Forgiveness is not something you can only talk about. People only know it is genuine when they see restoration of broken relationships, the strengthening of existing relationships or in some cases the formation of new relationships that didn't exist before.
The full ideals of Jesus are basically out of reach for anyone who responsibly has commitments to a family, or an employer or a political party unless the family, employer or political party share the same ideals as Jesus.
Then a person could sacrifice (give and volunteer of his or her own life) for the betterment of others without being seen as having ulterior motives.
Then he or she could forgive and help not only his near clansmen or clanswomen but even those who are afar off from those they consider their clansmen and clanswomen.
Liberals of any persuasion could then work with conservatives of any persuasion. This would of course also mean in some cases that atheists would be able to remain civil and not get bent out of shape after repeated contact with non atheists. Then people wouldn't have to fear being honest about their actual beliefs for fear of making others question their sanity.
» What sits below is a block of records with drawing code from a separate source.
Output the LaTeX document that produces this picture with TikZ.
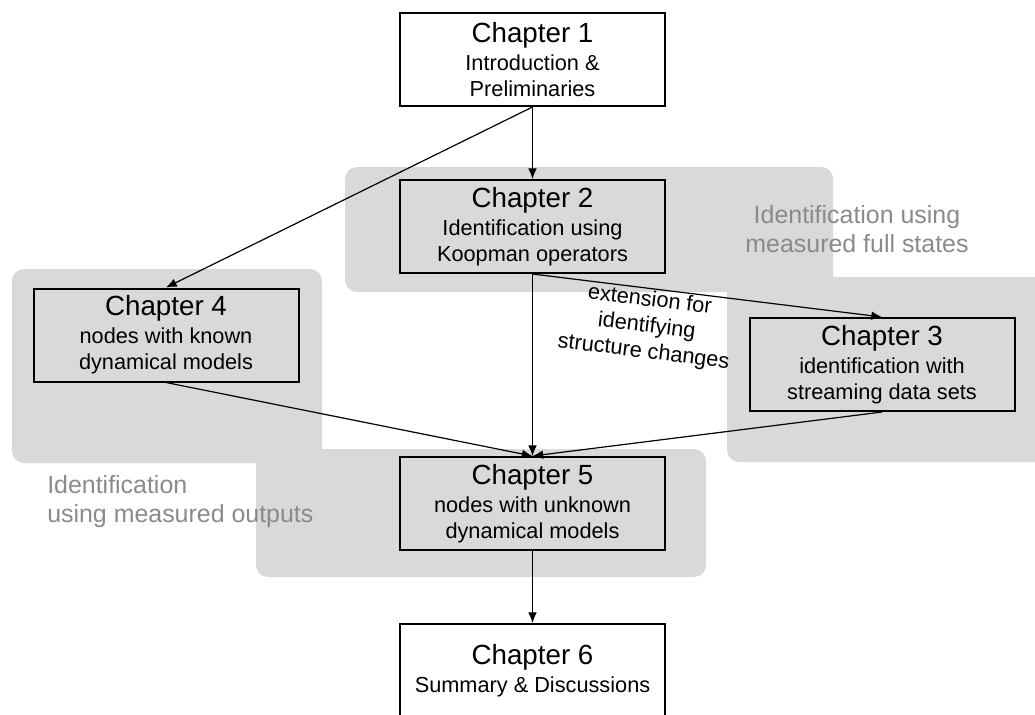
\documentclass[tikz,border=0pt]{standalone}
\usepackage{fontspec}
\setmainfont{Liberation Sans}
\usepackage{tikz}
\usetikzlibrary{arrows.meta}
\definecolor{regionGray}{HTML}{D9D9D9}
\definecolor{regionText}{HTML}{8A8A8A}
\newcommand{\chapFont}{\fontsize{20.8}{24}\selectfont}
\newcommand{\descFont}{\fontsize{16.3}{19.5}\selectfont}
\newcommand{\regionFont}{\fontsize{18.7}{22}\selectfont}

\begin{document}
\begin{tikzpicture}[x=0.75pt, y=-0.75pt,
    chapterBox/.style={draw, line width=1.5pt, minimum width=198.75pt,
        minimum height=69.75pt, align=center, font=\descFont, inner sep=0pt},
    region/.style={fill=regionGray, rounded corners=9pt},
    regionLabel/.style={text=regionText, font=\regionFont, inner sep=0pt},
    flow/.style={-{Latex[length=8pt, width=6.5pt]}, line width=0.9pt}]
    \clip (0,0) rectangle (1035,714);

    \fill[region] (345,167) rectangle (833,292);
    \fill[region] (727,277) rectangle (1050,462);
    \fill[region] (12,269) rectangle (322,463);
    \fill[region] (256,449) rectangle (706,577);

    \node[regionLabel, align=center, anchor=north] (fullStates) at (857,205)
        {Identification using\\ measured full states};
    \node[regionLabel, align=left, anchor=north west] (outputs) at (47,475)
        {Identification\\ using measured outputs};

    \node[chapterBox] (ch1) at (532.5,59.5)
        {{\chapFont Chapter 1}\\[1.5pt] Introduction \&\\ Preliminaries};
    \node[chapterBox] (ch2) at (532.5,226.5)
        {{\chapFont Chapter 2}\\[1.5pt] Identification using\\ Koopman operators};
    \node[chapterBox] (ch4) at (166,335)
        {{\chapFont Chapter 4}\\[1.5pt] nodes with known\\ dynamical models};
    \node[chapterBox] (ch3) at (882,364.5)
        {{\chapFont Chapter 3}\\[1.5pt] identification with\\ streaming data sets};
    \node[chapterBox] (ch5) at (532.5,503.5)
        {{\chapFont Chapter 5}\\[1.5pt] nodes with unknown\\ dynamical models};
    \node[chapterBox] (ch6) at (532.5,670.5)
        {{\chapFont Chapter 6}\\[1.5pt] Summary \& Discussions};

    \draw[flow] (ch1.south) -- (ch2.north);
    \draw[flow] (ch1.south) -- (ch4.north);
    \draw[flow] (ch2.south) -- (ch5.north);
    \draw[flow] (ch2.south) -- node[pos=0.34, sloped, below=1pt, font=\descFont,
        align=center, inner sep=0pt] (extLabel)
        {extension for\\ identifying\\ structure changes} (ch3.north);
    \draw[flow] (ch4.south) -- (ch5.north);
    \draw[flow] (ch3.south) -- (ch5.north);
    \draw[flow] (ch5.south) -- (ch6.north);
\end{tikzpicture}
\end{document}
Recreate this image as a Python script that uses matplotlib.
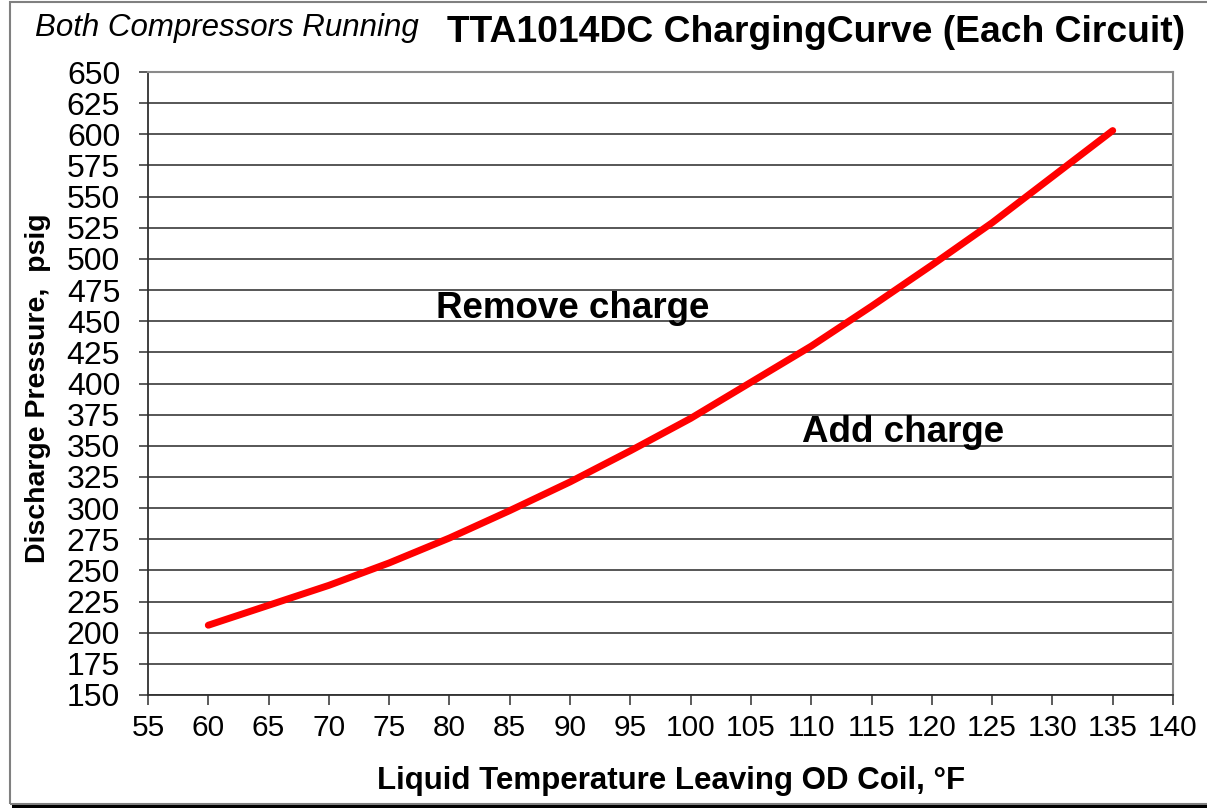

Theists wouldn't need to walk around hiding that they do go to church and find it meaningful.
Evangelicals that believe in Jesus’ teachings also do believe in aspects of a social gospel, which should not be conditioned upon merit. But it also is only beneficial in both the short and long run to those who can learn to exhibit forgiveness themselves.
Lets see how the meeting goes between Gates, Crowley and Obama. Cheers!
In case anyone is still reading, a positive (though possibly speculative) case can be made that male-female relationships similar to marital bonds can continue between the redeemed into the next life. This may then also imply a romantic, physical or even sexual aspect in such a relationship.
Below are some websites that make this positive case (across Catholic, Eastern Orthodox and Protestant strands of Christianity). Each website does deal with the marriage pericope of Mt 22 to a lesser or greater degree –
1. http://rezfamilies.googlepages.com
2. http://www.ewtn.org/library/Marriage/zmarrheavn.h…
3. http://books.google.com.au/books?hl=en&id=YSS…
Whether you find these arguments convincing is ultimately up to you.
PS. please note according to historic Christian doctrine, the next life involves the resurrection, which is physical in nature, and is not to be identified with “heaven” (where the redeemed go after death to await future physical resurrection of their bodies) – please see this link for more explanation –
http://www.time.com/time/world/article/0,8599,171…
"It is a curious thing… that every creed promises a paradise which will be absolutely uninhabitable for anyone of civilized taste."
Evelyn Waugh (1903 – 1966)
Great points, and interesting because people were arguing about this same topic when Jesus was alive. Matt chapter 22 verses 23-30 describe the debate and Jesus says there will be no marriage in heaven so having multiple wives won't be an issue.
Another point, real Christianity is the belief that nobody is "good" and that we're all a bunch of screw ups and that's why Jesus came and died in our place so that believing in him will make us "good enough" in Gods eyes.
Finally you have to look at the purpose of sex/marriage. God said it's not good for us to be wandering around on this rock alone so he gave us spouses that we can share intimacy with. Ultimately that intimacy is just a bandaid though and if we accept Jesus's offer of life after death then the true relationship with God will take the place of that need. At the end of the bible it talks about new bodies, a new heaven, and a new earth where evil is gone. Who knows what that will look like but I think it's more than clouds, harps, and halos.